(Collected data)
###
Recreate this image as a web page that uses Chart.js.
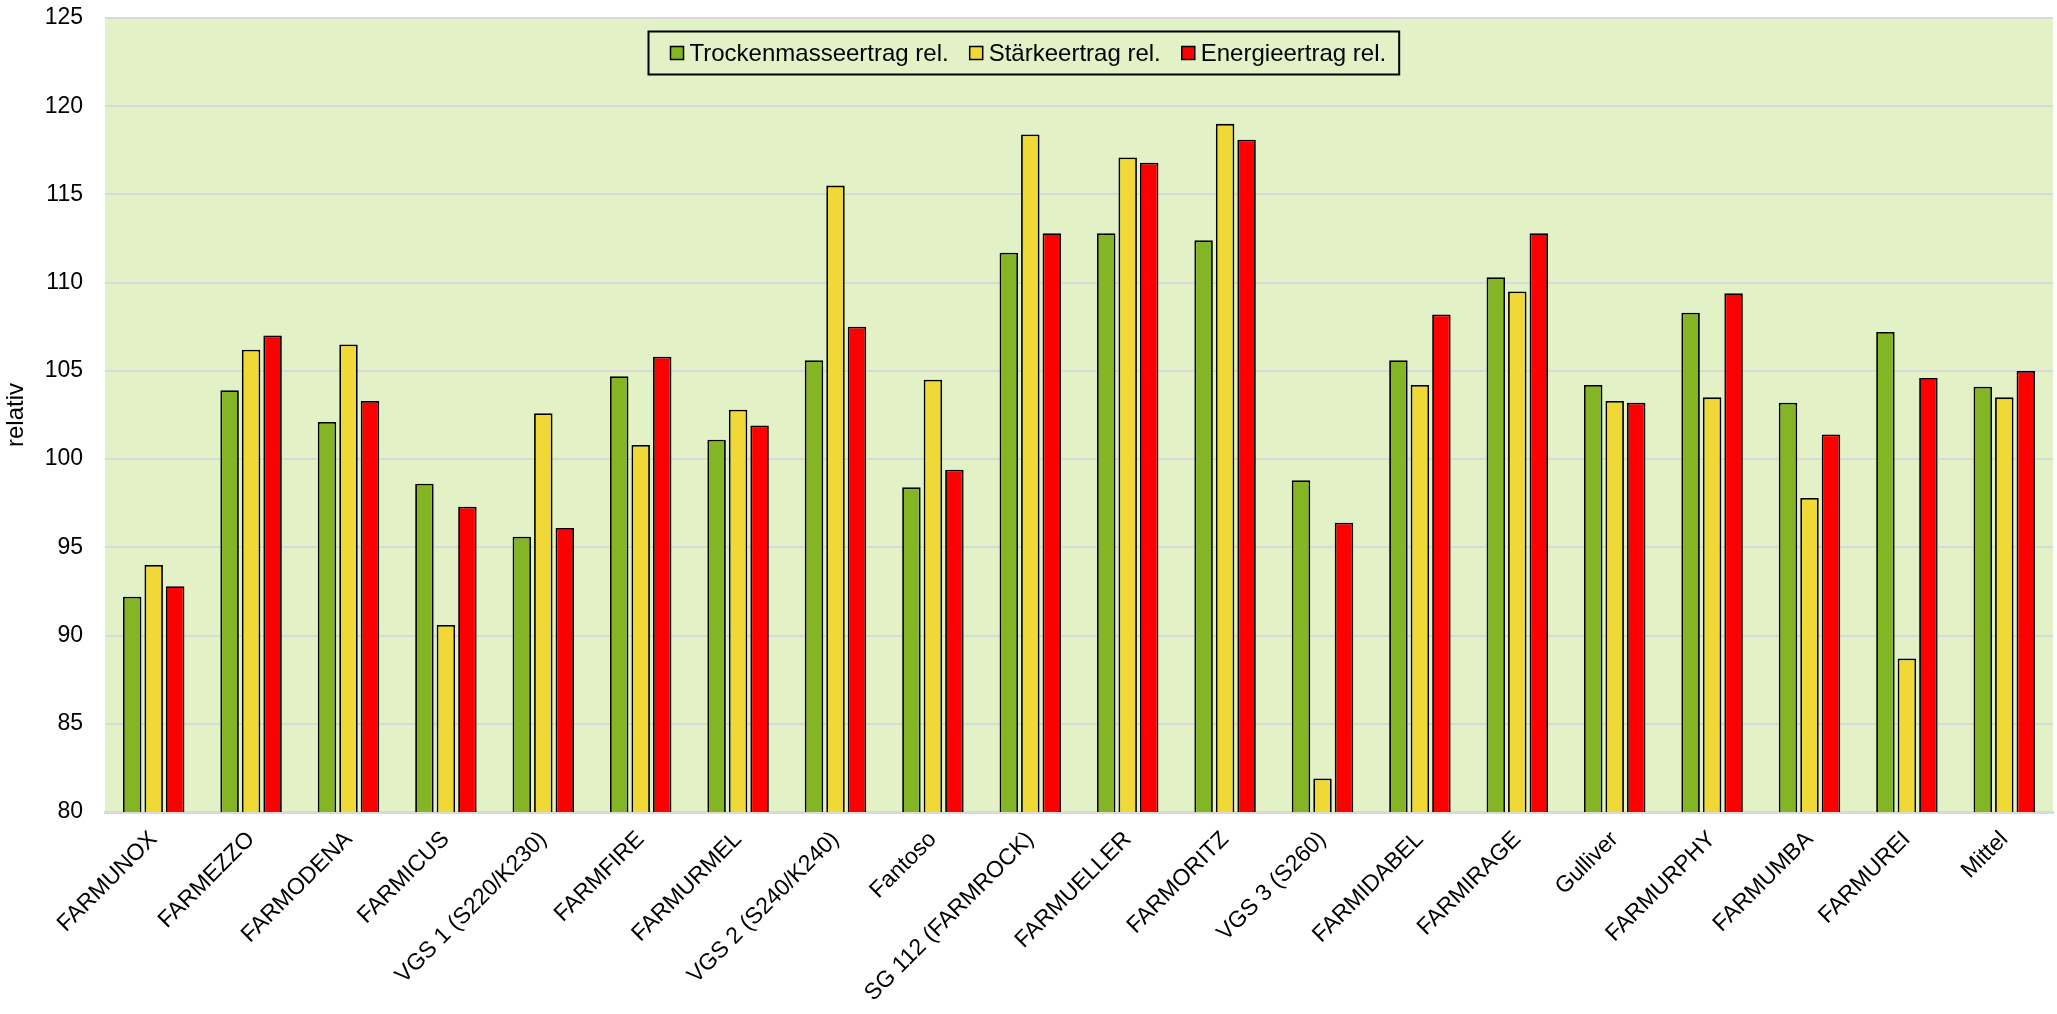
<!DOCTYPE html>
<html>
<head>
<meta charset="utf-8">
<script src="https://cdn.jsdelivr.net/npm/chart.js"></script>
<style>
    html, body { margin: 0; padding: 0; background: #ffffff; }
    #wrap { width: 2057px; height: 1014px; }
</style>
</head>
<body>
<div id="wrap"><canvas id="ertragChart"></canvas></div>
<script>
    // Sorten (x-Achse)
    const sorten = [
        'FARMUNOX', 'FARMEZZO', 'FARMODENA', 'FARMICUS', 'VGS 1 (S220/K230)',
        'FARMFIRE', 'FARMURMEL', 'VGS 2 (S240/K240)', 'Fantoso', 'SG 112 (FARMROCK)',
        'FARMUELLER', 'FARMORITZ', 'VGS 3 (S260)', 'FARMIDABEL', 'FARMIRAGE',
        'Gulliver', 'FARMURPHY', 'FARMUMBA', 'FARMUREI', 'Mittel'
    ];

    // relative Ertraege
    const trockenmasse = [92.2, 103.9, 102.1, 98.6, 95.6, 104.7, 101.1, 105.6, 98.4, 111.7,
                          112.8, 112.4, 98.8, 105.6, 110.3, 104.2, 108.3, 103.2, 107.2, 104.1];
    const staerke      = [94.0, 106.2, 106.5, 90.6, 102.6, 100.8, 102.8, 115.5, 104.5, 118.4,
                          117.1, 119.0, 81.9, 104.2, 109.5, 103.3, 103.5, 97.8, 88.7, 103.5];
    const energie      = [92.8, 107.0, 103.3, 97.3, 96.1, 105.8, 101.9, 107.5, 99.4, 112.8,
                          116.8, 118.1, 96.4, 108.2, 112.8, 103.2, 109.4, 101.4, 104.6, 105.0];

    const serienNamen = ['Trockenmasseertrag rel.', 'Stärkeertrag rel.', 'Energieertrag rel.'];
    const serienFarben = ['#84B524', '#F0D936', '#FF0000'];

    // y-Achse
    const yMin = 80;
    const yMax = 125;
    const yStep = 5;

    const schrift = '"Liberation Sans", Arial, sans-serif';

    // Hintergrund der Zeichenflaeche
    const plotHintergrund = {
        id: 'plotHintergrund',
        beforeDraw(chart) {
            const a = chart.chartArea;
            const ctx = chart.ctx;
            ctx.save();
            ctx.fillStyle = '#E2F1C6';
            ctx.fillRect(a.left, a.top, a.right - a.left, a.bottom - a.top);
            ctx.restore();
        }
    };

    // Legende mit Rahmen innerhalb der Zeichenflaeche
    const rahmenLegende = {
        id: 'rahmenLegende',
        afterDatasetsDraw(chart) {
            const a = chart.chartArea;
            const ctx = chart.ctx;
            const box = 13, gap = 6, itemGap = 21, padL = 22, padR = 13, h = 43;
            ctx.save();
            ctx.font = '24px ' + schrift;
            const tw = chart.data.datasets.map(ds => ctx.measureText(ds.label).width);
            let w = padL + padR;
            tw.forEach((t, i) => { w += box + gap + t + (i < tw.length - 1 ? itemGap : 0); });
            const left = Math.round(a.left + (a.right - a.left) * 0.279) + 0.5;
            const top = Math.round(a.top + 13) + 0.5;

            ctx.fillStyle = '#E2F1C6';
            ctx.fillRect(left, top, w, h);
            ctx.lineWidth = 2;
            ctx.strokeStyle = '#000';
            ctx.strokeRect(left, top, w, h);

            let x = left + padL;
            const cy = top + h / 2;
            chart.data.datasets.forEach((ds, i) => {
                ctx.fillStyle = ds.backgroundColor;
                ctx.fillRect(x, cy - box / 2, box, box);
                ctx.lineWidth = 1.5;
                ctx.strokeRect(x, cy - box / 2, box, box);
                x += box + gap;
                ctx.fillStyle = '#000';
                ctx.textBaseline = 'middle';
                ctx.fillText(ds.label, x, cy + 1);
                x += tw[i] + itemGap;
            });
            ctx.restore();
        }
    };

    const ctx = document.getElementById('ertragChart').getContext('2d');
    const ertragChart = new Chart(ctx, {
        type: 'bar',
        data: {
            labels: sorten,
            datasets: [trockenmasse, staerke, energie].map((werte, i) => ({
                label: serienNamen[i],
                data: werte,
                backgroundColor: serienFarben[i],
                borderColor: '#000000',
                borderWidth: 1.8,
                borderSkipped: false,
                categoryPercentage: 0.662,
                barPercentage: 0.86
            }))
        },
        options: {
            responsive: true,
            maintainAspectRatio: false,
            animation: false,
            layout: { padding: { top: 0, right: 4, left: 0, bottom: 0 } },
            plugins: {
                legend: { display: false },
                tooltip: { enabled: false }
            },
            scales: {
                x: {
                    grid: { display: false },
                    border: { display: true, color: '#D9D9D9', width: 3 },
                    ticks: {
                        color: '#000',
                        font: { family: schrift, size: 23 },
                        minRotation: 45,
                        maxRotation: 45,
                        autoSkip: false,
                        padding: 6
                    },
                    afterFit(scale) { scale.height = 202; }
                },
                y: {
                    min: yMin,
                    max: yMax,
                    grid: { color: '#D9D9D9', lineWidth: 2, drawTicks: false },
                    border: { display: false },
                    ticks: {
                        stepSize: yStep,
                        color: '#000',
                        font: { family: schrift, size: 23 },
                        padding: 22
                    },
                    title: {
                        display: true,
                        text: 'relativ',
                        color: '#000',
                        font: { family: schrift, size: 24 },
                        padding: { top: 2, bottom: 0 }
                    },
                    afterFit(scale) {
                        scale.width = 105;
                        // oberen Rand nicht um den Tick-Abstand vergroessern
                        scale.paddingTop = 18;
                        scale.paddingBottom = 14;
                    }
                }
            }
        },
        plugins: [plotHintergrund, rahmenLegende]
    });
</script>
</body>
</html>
###
(Exercise objective) Copy out all the data without changing anything, and drop the pictures.

(Exercise solution)
Recreate this image as a web page that uses Chart.js.
<!DOCTYPE html>
<html>
<head>
<meta charset="utf-8">
<script src="https://cdn.jsdelivr.net/npm/chart.js"></script>
<style>
    html, body { margin: 0; padding: 0; background: #ffffff; }
    #wrap { width: 2057px; height: 1014px; }
</style>
</head>
<body>
<div id="wrap"><canvas id="ertragChart"></canvas></div>
<script>
    // Sorten (x-Achse)
    const sorten = [
        'FARMUNOX', 'FARMEZZO', 'FARMODENA', 'FARMICUS', 'VGS 1 (S220/K230)',
        'FARMFIRE', 'FARMURMEL', 'VGS 2 (S240/K240)', 'Fantoso', 'SG 112 (FARMROCK)',
        'FARMUELLER', 'FARMORITZ', 'VGS 3 (S260)', 'FARMIDABEL', 'FARMIRAGE',
        'Gulliver', 'FARMURPHY', 'FARMUMBA', 'FARMUREI', 'Mittel'
    ];

    // relative Ertraege
    const trockenmasse = [92.2, 103.9, 102.1, 98.6, 95.6, 104.7, 101.1, 105.6, 98.4, 111.7,
                          112.8, 112.4, 98.8, 105.6, 110.3, 104.2, 108.3, 103.2, 107.2, 104.1];
    const staerke      = [94.0, 106.2, 106.5, 90.6, 102.6, 100.8, 102.8, 115.5, 104.5, 118.4,
                          117.1, 119.0, 81.9, 104.2, 109.5, 103.3, 103.5, 97.8, 88.7, 103.5];
    const energie      = [92.8, 107.0, 103.3, 97.3, 96.1, 105.8, 101.9, 107.5, 99.4, 112.8,
                          116.8, 118.1, 96.4, 108.2, 112.8, 103.2, 109.4, 101.4, 104.6, 105.0];

    const serienNamen = ['Trockenmasseertrag rel.', 'Stärkeertrag rel.', 'Energieertrag rel.'];
    const serienFarben = ['#84B524', '#F0D936', '#FF0000'];

    // y-Achse
    const yMin = 80;
    const yMax = 125;
    const yStep = 5;

    const schrift = '"Liberation Sans", Arial, sans-serif';

    // Hintergrund der Zeichenflaeche
    const plotHintergrund = {
        id: 'plotHintergrund',
        beforeDraw(chart) {
            const a = chart.chartArea;
            const ctx = chart.ctx;
            ctx.save();
            ctx.fillStyle = '#E2F1C6';
            ctx.fillRect(a.left, a.top, a.right - a.left, a.bottom - a.top);
            ctx.restore();
        }
    };

    // Legende mit Rahmen innerhalb der Zeichenflaeche
    const rahmenLegende = {
        id: 'rahmenLegende',
        afterDatasetsDraw(chart) {
            const a = chart.chartArea;
            const ctx = chart.ctx;
            const box = 13, gap = 6, itemGap = 21, padL = 22, padR = 13, h = 43;
            ctx.save();
            ctx.font = '24px ' + schrift;
            const tw = chart.data.datasets.map(ds => ctx.measureText(ds.label).width);
            let w = padL + padR;
            tw.forEach((t, i) => { w += box + gap + t + (i < tw.length - 1 ? itemGap : 0); });
            const left = Math.round(a.left + (a.right - a.left) * 0.279) + 0.5;
            const top = Math.round(a.top + 13) + 0.5;

            ctx.fillStyle = '#E2F1C6';
            ctx.fillRect(left, top, w, h);
            ctx.lineWidth = 2;
            ctx.strokeStyle = '#000';
            ctx.strokeRect(left, top, w, h);

            let x = left + padL;
            const cy = top + h / 2;
            chart.data.datasets.forEach((ds, i) => {
                ctx.fillStyle = ds.backgroundColor;
                ctx.fillRect(x, cy - box / 2, box, box);
                ctx.lineWidth = 1.5;
                ctx.strokeRect(x, cy - box / 2, box, box);
                x += box + gap;
                ctx.fillStyle = '#000';
                ctx.textBaseline = 'middle';
                ctx.fillText(ds.label, x, cy + 1);
                x += tw[i] + itemGap;
            });
            ctx.restore();
        }
    };

    const ctx = document.getElementById('ertragChart').getContext('2d');
    const ertragChart = new Chart(ctx, {
        type: 'bar',
        data: {
            labels: sorten,
            datasets: [trockenmasse, staerke, energie].map((werte, i) => ({
                label: serienNamen[i],
                data: werte,
                backgroundColor: serienFarben[i],
                borderColor: '#000000',
                borderWidth: 1.8,
                borderSkipped: false,
                categoryPercentage: 0.662,
                barPercentage: 0.86
            }))
        },
        options: {
            responsive: true,
            maintainAspectRatio: false,
            animation: false,
            layout: { padding: { top: 0, right: 4, left: 0, bottom: 0 } },
            plugins: {
                legend: { display: false },
                tooltip: { enabled: false }
            },
            scales: {
                x: {
                    grid: { display: false },
                    border: { display: true, color: '#D9D9D9', width: 3 },
                    ticks: {
                        color: '#000',
                        font: { family: schrift, size: 23 },
                        minRotation: 45,
                        maxRotation: 45,
                        autoSkip: false,
                        padding: 6
                    },
                    afterFit(scale) { scale.height = 202; }
                },
                y: {
                    min: yMin,
                    max: yMax,
                    grid: { color: '#D9D9D9', lineWidth: 2, drawTicks: false },
                    border: { display: false },
                    ticks: {
                        stepSize: yStep,
                        color: '#000',
                        font: { family: schrift, size: 23 },
                        padding: 22
                    },
                    title: {
                        display: true,
                        text: 'relativ',
                        color: '#000',
                        font: { family: schrift, size: 24 },
                        padding: { top: 2, bottom: 0 }
                    },
                    afterFit(scale) {
                        scale.width = 105;
                        // oberen Rand nicht um den Tick-Abstand vergroessern
                        scale.paddingTop = 18;
                        scale.paddingBottom = 14;
                    }
                }
            }
        },
        plugins: [plotHintergrund, rahmenLegende]
    });
</script>
</body>
</html>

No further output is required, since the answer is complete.